Evolutionary and Darwinian Methodological Endeavours in Management Research, 16th EURAM Conference, Glasgow, June 2017


Brand Power Relationships. Towards a Co-Evolutionary Approach

Michela Mingione (University of Tor Vergata)

This paper aims at reconciling corporate branding perspectives using the co-evolutionary approach as a meta-conceptual basis. In particular, in considering the managerial-driven and stakeholder-driven perspectives dominating the corporate branding field of research, we provide a multilevel analysis of corporate brand constituents and explore the brand power relationships highlighting differences between perspectives. We offer an integrated framework proposing the Brand Power Relationship Model, then where the Co-Evolutionary Brand, amongst the other proposed typologies of brands (i.e., None’s Brand, Managers’ Brand, and Stakeholders’ Brand) reconciles the managerial and stakeholder-based perspectives, taking into consideration the driving power of both managers and stakeholders. Case histories have been provided for each brand typology (i.e., Kodak, Facebook and LEGO). We finally discuss the findings, proposing that brands can successfully co-create their value and meanings only if managers and stakeholders co-evolve over time.

Viral Ice Buckets: A Memetic Perspective on the ALS Ice Bucket Challenge’s Diffusion
Theresa Knausberg (University of Hohenheim), Matthias Mueller (University of Hohenheim), Michael P. Schlaile (University of Hohenheim) and Johannes Zeman (University of Stuttgart)
This paper presents a memetic perspective on the ALS Ice Bucket Challenge. More specifically, the paper contributes to applied memetics by shedding light on endogenous (meme-related) as well as exogenous (structural) properties that have influenced the Ice Bucket Challenge’s diffusion. In the first pillar, we present a (descriptive) memetic analysis of the diffusion pattern, including an evaluation of the Ice Bucket Challenge according to memetic criteria for successful replication. In the second pillar, we present an agent-based simulation model designed to analyze the influence of structural properties of the underlying social network on the Ice Bucket Challenge’s diffusion. Our findings are in line with previous literature that stresses the importance of the degree distribution. The paper concludes with implications derived from our analyses that may be useful for future viral marketing campaigns aimed at raising awareness and funds for a good cause.

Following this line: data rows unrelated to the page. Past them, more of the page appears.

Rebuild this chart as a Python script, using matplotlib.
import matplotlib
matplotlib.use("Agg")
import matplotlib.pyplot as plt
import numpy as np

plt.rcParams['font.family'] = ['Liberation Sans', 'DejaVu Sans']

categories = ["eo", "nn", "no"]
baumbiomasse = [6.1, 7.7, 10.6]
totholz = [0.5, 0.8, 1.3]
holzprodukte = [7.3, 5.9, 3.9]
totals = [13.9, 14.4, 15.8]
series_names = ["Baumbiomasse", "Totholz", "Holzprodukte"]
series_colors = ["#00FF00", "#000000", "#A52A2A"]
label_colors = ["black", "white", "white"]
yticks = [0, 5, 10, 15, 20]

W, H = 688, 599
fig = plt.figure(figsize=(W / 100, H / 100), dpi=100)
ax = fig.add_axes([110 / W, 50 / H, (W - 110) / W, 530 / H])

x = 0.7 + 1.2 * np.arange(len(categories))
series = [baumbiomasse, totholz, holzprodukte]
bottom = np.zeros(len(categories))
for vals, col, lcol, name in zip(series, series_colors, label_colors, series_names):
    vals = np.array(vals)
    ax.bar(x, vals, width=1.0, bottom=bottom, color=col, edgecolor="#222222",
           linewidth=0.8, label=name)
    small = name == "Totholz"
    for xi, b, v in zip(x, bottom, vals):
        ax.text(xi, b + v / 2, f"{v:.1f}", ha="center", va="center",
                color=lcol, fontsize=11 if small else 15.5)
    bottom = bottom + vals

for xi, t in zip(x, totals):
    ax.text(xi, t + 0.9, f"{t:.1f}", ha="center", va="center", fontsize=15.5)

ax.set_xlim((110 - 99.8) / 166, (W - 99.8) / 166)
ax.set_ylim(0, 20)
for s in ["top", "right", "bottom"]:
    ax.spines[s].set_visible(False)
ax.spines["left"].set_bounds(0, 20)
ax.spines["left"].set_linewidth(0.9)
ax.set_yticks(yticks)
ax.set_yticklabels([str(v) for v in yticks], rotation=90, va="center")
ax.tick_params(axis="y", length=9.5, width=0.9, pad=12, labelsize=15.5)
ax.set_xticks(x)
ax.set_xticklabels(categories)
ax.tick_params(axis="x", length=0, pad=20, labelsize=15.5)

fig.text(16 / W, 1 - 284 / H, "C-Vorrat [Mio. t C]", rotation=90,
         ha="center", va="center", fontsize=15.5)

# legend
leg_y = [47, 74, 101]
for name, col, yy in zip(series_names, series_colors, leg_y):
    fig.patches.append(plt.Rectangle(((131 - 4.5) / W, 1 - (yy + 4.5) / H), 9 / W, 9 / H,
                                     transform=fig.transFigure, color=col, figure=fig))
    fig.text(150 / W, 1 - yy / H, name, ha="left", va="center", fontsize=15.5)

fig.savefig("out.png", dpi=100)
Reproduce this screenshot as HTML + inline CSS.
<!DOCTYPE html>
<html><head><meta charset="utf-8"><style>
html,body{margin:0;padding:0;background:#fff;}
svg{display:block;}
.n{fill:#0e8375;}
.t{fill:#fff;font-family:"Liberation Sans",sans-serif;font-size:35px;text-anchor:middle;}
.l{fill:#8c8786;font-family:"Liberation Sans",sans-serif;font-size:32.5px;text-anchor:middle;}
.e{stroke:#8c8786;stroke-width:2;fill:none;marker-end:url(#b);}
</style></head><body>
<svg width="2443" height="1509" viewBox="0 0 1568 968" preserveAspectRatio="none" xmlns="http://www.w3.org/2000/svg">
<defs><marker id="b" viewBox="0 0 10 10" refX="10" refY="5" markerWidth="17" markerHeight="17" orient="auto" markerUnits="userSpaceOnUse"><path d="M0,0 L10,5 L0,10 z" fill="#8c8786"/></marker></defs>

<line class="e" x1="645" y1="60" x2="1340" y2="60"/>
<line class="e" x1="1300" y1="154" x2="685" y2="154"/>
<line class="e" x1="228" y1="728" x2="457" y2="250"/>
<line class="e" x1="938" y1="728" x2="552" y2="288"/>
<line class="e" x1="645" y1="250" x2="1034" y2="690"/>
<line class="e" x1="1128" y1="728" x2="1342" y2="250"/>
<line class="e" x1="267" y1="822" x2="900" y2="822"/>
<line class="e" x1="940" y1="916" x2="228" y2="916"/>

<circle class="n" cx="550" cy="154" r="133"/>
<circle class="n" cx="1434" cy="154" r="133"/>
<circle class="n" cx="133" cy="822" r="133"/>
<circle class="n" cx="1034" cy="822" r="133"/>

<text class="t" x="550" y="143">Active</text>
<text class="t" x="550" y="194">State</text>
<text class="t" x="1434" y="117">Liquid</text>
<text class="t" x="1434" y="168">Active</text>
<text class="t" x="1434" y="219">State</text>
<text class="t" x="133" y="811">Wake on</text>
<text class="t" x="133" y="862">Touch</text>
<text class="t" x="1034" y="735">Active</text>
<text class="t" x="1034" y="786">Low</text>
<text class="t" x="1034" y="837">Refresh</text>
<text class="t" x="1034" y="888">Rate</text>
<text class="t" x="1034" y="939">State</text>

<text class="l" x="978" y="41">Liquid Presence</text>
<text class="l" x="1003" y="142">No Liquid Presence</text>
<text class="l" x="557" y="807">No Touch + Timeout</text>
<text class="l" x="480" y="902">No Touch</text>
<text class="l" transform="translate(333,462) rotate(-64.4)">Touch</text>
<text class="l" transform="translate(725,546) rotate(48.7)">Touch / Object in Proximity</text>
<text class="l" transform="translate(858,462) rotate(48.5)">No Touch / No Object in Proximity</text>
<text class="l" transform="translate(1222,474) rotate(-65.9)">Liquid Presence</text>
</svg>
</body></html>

Teaching Graduate Entrepreneurs to Evolve; From Increased Self-efficacy to Start-up

Dermot Breslin (University of Sheffield)

This paper reports findings from a 2-year entreprise education study, in which a cohort of undergraduate business management students was taught to interpret the start-up process as an evolutionary journey. Drawing on key principles of Generalized Darwinism, the discovery and exploitation of opportunities was simplified through the mechanisms of variation-selection-retention of ideas and skills respectively. As the students ‘learned to evolve’, self-belief and confidence in their ideas and abilities increased over the course of the module. Alongside this increase in self-efficacy, there was a significant increase in the number of start-ups (18% of the cohort). It was further seen that as participants adopting this evolutionary perspective, they increasingly focused changes made to their ideas on marketing-related issues (e.g. identifying target market, market research etc). The more the individual focused on marketing as a source of change, the better the improvement in quality of the idea.

Time-Related Effects of Entrepreneurship education on Entrepreneurial Intentions: An Evolutionary Approach

Dung Pham (Eastern International University, Paul Jones (Coventry University), and Stephen Dobson (Coventry University)

Entrepreneurship education (EE) continues to grow in prominence with scholars advocating its positive relationship with entrepreneurial intention (EI). The availability of entrepreneurship courses acts as an influencer of attitudinal factors in forming EI. Although extant research has considered entrepreneurial cognition amongst students, factors that determine the longitudinal evolution of intention remain unclear, thus significantly reducing the potential to observe the “process” nature of entrepreneurship over time. This study evaluates how EE exerts influence on the temporal stability in EI, highlighting several conscious/unconscious intentions and behaviours invoked by confirmatory bias. By adopting an evolutionary approach to entrepreneurship, the study derives a cognitive model of EI, which considers temporal, environmental and individual factors. The generic model highlights the need to embrace an amalgamation of multiple anticipatory and adaptive intentions and subsequent behaviours in the process of making sense of, forming and preserving EI. This model is applied to 389 students from Vietnam. The results indicate subjective histories of success (SHS) and entrepreneurial identity aspiration (EIA) are factors that subconsciously influence EI in students. The findings contribute to the theories of EI and provide practical implications on EE, while calling for further work on the stability of EI, especially from a cognitive and evolutionary perspective.